In the data, extract each line that holds the string "code".

______

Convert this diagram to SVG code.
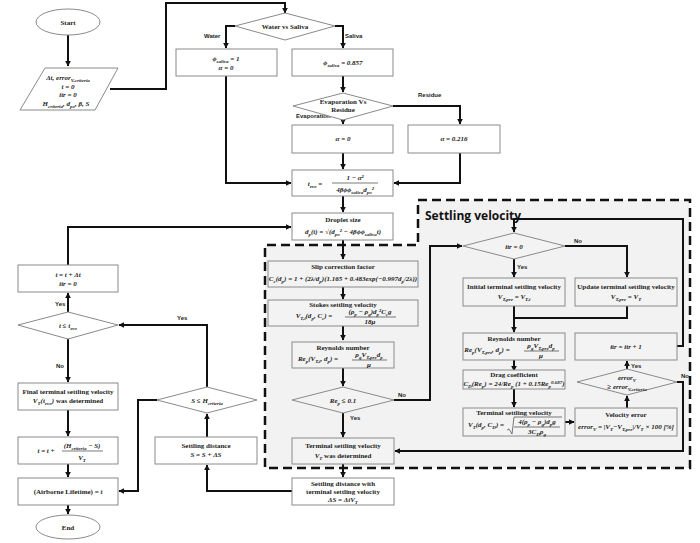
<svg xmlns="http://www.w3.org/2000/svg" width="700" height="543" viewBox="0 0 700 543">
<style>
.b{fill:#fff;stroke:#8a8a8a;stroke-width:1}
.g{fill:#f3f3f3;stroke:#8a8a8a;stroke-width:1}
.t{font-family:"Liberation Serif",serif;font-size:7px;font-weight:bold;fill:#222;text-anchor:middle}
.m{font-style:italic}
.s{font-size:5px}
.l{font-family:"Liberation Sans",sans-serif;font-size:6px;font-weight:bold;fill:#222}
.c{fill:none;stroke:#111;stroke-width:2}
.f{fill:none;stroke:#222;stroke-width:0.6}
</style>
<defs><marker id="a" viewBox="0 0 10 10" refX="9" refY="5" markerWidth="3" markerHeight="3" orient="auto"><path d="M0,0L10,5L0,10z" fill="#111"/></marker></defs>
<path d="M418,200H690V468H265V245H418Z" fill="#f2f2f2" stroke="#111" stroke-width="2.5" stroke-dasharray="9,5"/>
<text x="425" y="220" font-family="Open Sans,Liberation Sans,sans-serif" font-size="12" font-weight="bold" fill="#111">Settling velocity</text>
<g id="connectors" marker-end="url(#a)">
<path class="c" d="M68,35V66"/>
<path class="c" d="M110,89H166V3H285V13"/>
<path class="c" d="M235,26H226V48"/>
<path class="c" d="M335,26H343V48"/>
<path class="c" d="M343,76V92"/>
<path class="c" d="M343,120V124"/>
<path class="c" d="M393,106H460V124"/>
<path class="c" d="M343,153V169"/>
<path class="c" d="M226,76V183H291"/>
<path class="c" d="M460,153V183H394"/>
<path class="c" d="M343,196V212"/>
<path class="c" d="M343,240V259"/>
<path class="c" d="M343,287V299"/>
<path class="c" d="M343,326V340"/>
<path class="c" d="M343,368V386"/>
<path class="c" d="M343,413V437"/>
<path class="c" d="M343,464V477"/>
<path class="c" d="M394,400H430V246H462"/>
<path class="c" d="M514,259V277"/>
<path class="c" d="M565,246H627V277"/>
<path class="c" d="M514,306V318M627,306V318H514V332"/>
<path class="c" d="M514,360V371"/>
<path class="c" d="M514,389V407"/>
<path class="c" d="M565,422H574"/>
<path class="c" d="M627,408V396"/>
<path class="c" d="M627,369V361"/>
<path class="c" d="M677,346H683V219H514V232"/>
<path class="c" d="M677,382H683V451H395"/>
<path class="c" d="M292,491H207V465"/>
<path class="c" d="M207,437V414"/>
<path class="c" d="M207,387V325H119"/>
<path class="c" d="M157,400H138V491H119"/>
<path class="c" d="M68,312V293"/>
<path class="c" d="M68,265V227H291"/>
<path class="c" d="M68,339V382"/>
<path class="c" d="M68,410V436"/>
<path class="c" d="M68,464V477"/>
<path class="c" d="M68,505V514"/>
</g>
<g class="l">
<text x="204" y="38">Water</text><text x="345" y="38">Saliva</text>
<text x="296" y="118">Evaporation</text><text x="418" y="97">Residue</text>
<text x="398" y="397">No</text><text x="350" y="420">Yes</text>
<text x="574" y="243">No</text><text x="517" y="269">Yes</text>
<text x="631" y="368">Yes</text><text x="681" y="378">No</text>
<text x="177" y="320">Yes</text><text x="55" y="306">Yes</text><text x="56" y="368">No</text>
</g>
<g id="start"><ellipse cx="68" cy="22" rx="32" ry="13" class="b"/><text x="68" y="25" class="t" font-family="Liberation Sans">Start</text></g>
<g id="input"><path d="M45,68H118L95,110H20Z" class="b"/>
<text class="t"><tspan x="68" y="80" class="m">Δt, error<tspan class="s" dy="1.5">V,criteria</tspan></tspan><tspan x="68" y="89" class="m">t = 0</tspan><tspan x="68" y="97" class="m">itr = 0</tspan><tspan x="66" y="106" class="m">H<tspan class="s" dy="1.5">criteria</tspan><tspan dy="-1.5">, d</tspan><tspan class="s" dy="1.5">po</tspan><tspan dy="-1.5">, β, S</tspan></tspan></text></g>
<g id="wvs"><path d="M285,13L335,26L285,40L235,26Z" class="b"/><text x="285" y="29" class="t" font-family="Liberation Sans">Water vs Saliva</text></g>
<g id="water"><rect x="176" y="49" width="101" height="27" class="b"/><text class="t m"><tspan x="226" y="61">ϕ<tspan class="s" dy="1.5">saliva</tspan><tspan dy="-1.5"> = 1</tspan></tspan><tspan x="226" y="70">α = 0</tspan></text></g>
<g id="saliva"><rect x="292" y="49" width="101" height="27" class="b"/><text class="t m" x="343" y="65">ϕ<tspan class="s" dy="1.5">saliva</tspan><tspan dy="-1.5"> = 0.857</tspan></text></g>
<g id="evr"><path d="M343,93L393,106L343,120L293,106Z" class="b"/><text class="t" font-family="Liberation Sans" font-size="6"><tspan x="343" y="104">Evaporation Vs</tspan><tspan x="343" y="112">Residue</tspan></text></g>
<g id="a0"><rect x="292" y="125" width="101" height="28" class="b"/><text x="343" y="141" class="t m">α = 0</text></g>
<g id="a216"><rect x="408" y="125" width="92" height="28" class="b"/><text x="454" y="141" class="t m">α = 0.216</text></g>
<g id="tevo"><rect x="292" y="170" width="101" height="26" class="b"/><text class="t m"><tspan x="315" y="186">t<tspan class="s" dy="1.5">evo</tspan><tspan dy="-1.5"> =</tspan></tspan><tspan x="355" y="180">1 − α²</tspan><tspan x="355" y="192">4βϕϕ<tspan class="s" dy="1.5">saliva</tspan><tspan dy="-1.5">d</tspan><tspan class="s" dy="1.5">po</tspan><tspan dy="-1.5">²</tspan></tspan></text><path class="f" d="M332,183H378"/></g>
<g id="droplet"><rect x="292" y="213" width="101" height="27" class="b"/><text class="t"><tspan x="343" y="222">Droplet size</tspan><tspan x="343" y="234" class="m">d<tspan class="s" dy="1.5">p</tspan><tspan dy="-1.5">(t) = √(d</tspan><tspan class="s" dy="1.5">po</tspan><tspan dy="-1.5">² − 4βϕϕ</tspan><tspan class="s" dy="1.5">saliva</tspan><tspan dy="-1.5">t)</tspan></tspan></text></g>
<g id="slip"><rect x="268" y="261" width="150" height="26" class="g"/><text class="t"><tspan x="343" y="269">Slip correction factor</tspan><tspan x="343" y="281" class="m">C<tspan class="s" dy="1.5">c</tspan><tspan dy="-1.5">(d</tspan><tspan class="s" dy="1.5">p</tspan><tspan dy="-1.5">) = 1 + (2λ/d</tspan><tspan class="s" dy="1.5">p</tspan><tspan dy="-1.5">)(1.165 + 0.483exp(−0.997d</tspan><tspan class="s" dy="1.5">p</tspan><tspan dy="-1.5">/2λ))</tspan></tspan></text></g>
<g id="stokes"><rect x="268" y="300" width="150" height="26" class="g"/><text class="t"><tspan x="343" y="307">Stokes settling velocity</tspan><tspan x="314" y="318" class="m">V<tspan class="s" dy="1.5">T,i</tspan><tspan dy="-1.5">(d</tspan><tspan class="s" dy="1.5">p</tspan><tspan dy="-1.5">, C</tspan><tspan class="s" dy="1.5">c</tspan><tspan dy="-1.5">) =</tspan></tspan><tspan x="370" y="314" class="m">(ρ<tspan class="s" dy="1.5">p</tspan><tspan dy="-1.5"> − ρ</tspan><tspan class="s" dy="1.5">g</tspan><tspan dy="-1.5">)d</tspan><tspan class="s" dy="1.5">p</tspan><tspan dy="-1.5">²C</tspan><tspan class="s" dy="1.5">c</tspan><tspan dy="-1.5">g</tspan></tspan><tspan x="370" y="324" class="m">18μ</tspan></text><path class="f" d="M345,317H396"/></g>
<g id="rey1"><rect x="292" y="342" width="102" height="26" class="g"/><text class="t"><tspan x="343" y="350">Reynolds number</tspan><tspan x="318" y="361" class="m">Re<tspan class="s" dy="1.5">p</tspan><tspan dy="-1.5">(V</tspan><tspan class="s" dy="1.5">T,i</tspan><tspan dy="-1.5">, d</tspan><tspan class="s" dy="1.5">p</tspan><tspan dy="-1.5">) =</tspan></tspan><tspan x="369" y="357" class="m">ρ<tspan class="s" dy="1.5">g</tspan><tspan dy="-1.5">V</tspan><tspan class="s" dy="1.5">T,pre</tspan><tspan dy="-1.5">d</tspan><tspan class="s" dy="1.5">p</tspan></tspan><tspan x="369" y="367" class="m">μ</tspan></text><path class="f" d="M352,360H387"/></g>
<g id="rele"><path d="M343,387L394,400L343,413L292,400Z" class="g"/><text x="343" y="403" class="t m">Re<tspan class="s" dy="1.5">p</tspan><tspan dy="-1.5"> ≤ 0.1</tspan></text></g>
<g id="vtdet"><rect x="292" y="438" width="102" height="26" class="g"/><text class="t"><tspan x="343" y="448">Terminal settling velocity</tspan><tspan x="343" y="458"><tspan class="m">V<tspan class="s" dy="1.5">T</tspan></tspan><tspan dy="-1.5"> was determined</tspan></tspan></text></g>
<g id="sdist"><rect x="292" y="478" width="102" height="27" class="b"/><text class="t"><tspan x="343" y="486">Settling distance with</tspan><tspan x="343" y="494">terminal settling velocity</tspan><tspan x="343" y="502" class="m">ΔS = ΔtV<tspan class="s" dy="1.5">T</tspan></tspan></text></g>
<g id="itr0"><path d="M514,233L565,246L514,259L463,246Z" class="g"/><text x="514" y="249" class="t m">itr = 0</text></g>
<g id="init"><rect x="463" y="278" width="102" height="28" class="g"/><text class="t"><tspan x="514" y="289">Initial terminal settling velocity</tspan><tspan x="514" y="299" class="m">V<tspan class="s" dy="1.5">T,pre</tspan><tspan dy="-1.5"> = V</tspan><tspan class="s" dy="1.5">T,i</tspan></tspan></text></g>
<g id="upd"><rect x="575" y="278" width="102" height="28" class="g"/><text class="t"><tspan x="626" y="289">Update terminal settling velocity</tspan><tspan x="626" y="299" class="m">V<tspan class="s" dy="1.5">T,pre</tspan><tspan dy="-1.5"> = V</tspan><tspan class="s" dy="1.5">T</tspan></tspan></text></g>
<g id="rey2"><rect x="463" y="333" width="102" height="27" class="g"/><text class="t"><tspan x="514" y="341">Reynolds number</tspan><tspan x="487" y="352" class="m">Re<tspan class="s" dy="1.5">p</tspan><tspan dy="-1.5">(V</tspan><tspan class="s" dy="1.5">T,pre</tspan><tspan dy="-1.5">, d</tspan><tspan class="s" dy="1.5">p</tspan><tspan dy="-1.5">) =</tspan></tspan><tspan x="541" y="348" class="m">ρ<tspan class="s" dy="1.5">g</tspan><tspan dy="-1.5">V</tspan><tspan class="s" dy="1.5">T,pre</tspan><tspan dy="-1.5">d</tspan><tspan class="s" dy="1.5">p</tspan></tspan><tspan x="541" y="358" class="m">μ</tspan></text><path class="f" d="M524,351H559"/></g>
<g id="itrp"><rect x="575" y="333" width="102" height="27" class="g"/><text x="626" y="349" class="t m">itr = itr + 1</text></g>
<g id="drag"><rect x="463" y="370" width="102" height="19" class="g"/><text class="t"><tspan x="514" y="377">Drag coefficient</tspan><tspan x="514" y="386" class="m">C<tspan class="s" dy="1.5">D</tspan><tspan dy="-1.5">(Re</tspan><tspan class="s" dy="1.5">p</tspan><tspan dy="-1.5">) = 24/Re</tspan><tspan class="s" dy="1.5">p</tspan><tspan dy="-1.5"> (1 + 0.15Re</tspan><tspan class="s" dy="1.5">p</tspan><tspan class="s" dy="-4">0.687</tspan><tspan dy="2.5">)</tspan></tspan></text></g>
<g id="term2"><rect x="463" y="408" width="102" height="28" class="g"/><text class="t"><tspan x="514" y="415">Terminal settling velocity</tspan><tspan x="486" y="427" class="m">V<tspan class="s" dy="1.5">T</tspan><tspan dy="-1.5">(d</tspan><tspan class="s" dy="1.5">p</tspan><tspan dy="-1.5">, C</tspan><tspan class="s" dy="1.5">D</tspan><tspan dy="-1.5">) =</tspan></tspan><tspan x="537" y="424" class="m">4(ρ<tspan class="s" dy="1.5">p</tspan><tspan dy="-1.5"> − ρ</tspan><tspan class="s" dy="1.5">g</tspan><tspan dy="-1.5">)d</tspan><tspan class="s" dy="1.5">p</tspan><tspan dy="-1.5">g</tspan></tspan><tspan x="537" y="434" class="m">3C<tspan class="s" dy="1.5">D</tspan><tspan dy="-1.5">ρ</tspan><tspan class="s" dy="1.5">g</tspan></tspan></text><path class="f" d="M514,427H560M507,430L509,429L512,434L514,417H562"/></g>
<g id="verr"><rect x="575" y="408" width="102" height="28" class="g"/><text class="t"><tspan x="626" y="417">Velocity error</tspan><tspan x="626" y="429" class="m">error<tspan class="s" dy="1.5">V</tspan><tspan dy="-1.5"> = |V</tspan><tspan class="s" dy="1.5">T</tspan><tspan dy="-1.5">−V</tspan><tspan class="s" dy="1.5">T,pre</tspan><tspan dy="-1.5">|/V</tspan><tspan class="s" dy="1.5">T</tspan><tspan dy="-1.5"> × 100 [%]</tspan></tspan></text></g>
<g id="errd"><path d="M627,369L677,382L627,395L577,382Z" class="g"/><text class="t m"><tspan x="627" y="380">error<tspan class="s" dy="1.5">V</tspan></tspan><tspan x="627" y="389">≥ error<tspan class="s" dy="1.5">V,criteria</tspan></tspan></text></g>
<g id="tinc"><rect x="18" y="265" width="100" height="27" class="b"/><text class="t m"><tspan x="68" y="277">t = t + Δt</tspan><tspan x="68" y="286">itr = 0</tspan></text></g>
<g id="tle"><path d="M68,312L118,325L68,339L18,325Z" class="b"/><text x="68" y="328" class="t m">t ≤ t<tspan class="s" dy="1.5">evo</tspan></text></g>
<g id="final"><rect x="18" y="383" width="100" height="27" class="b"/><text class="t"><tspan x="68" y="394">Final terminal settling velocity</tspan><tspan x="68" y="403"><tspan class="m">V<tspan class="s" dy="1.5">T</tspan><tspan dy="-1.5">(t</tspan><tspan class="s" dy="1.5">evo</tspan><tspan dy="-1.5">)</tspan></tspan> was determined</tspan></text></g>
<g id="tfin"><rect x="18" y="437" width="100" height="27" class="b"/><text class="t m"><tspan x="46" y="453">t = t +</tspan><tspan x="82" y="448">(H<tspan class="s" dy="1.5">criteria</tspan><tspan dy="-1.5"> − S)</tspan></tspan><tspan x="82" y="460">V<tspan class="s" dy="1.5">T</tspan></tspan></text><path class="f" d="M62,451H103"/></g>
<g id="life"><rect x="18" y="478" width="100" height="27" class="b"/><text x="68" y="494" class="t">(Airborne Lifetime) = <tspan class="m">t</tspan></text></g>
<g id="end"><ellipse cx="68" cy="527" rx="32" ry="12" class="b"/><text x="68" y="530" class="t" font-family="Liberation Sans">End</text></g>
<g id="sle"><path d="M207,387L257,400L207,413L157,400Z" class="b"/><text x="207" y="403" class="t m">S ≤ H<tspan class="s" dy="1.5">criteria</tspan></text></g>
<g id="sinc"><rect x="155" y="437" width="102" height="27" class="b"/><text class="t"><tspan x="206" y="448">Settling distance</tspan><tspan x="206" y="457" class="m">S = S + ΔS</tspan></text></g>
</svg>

______

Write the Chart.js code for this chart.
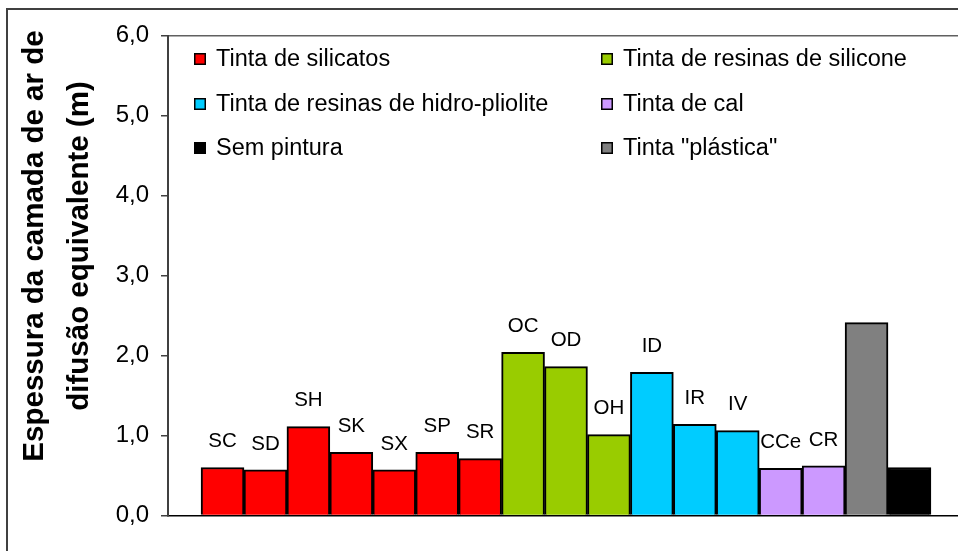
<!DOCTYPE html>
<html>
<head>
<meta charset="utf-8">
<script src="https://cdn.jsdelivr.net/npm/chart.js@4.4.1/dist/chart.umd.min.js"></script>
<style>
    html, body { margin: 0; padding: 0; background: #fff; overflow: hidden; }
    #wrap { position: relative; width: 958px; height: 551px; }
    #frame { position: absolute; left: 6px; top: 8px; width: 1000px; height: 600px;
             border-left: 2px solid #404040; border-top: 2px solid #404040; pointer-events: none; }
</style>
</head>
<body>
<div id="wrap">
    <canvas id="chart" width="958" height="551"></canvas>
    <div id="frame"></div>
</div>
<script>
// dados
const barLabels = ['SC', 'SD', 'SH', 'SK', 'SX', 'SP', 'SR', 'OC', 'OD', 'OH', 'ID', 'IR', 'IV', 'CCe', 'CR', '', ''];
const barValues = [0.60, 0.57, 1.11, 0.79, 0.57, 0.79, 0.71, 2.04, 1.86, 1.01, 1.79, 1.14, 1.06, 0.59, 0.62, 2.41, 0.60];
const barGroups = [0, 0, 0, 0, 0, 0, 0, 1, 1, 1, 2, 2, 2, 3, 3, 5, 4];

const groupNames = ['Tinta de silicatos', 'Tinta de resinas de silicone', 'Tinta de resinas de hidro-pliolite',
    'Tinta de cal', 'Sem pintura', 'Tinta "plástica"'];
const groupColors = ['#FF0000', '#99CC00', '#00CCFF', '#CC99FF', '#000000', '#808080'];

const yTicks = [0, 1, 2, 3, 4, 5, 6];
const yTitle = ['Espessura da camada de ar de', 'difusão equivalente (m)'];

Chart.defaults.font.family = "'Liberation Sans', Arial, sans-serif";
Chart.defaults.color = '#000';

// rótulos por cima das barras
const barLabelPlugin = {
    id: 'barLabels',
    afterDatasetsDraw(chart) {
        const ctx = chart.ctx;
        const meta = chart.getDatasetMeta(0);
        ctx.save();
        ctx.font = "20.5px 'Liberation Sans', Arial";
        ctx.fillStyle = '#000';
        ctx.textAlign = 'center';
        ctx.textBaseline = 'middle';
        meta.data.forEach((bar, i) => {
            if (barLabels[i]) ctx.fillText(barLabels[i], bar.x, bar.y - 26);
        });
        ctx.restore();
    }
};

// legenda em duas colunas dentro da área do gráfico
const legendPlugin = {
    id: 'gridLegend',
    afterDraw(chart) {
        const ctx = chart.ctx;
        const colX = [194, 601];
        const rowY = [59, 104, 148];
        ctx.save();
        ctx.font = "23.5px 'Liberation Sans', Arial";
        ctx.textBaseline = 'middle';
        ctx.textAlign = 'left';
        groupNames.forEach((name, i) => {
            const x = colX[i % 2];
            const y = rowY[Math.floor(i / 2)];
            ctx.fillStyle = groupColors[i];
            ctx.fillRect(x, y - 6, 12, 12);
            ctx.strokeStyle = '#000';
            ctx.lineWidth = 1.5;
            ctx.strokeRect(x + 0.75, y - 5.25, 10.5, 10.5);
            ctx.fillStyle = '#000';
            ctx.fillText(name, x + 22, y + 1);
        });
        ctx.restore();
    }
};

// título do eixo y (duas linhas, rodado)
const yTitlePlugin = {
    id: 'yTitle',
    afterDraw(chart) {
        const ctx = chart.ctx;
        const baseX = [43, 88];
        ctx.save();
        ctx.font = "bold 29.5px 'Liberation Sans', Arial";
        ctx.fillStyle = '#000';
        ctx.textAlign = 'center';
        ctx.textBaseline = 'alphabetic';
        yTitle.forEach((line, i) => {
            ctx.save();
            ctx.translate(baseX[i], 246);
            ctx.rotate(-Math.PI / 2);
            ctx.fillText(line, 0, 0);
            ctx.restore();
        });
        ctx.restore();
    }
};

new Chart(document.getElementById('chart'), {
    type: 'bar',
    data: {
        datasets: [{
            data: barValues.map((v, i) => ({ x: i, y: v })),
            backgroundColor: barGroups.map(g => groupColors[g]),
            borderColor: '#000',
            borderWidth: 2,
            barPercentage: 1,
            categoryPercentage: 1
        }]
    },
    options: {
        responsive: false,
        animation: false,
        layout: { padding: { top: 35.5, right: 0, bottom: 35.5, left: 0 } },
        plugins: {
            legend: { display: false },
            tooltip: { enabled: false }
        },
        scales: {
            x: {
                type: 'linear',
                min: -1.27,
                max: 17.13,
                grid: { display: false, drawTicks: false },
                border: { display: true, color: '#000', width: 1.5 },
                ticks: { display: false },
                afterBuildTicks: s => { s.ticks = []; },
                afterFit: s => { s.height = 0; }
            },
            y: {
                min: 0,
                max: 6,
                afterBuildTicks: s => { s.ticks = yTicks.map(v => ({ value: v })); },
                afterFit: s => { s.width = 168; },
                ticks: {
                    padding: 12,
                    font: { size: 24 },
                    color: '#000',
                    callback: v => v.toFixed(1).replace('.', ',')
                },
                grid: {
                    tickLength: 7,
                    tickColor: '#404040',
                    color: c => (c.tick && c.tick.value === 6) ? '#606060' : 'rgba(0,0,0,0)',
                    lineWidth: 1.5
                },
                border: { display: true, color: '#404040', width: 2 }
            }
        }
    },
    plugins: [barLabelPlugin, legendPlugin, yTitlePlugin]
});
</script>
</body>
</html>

______

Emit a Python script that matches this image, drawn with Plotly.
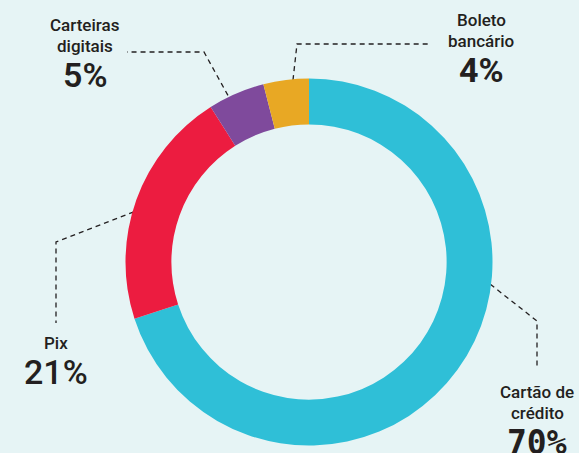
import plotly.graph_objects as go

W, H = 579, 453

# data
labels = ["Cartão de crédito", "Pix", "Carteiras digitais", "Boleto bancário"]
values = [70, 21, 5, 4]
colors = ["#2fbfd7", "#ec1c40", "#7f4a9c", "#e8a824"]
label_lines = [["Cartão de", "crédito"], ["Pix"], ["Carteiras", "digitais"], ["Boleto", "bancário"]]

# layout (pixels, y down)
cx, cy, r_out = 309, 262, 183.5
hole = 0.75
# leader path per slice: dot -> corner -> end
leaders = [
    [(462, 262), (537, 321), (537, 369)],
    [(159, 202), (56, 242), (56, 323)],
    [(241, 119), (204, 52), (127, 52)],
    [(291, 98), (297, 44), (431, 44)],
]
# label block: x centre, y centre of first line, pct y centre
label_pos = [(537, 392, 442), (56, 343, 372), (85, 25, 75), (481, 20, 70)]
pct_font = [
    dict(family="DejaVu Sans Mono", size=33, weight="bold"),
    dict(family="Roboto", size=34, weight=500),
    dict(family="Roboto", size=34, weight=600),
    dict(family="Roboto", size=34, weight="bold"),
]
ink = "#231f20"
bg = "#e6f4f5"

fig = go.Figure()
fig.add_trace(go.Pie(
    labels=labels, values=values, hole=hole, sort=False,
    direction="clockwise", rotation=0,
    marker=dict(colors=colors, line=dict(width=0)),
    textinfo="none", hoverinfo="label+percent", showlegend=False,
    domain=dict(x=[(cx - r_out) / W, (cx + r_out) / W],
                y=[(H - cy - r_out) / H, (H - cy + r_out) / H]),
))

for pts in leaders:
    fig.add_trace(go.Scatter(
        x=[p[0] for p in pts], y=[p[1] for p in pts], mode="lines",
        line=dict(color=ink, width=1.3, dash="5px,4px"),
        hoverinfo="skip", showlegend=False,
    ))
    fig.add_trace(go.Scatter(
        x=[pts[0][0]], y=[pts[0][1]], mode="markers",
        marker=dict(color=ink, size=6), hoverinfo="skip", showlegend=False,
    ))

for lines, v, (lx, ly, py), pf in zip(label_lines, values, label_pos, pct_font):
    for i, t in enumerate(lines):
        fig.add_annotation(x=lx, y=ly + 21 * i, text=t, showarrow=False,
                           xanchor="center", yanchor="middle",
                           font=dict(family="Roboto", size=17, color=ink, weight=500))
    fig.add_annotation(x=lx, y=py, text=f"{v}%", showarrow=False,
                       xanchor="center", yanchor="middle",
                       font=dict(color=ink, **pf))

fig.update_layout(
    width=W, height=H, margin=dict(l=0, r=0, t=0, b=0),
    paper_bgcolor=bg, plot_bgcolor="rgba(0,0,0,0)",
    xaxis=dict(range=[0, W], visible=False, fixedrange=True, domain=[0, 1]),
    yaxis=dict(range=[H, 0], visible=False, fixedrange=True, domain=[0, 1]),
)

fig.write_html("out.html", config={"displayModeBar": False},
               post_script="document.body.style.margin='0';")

______

[WORKED SOLUTION]
Convert this diagram to SVG code.
Write the Chart.js code for this chart.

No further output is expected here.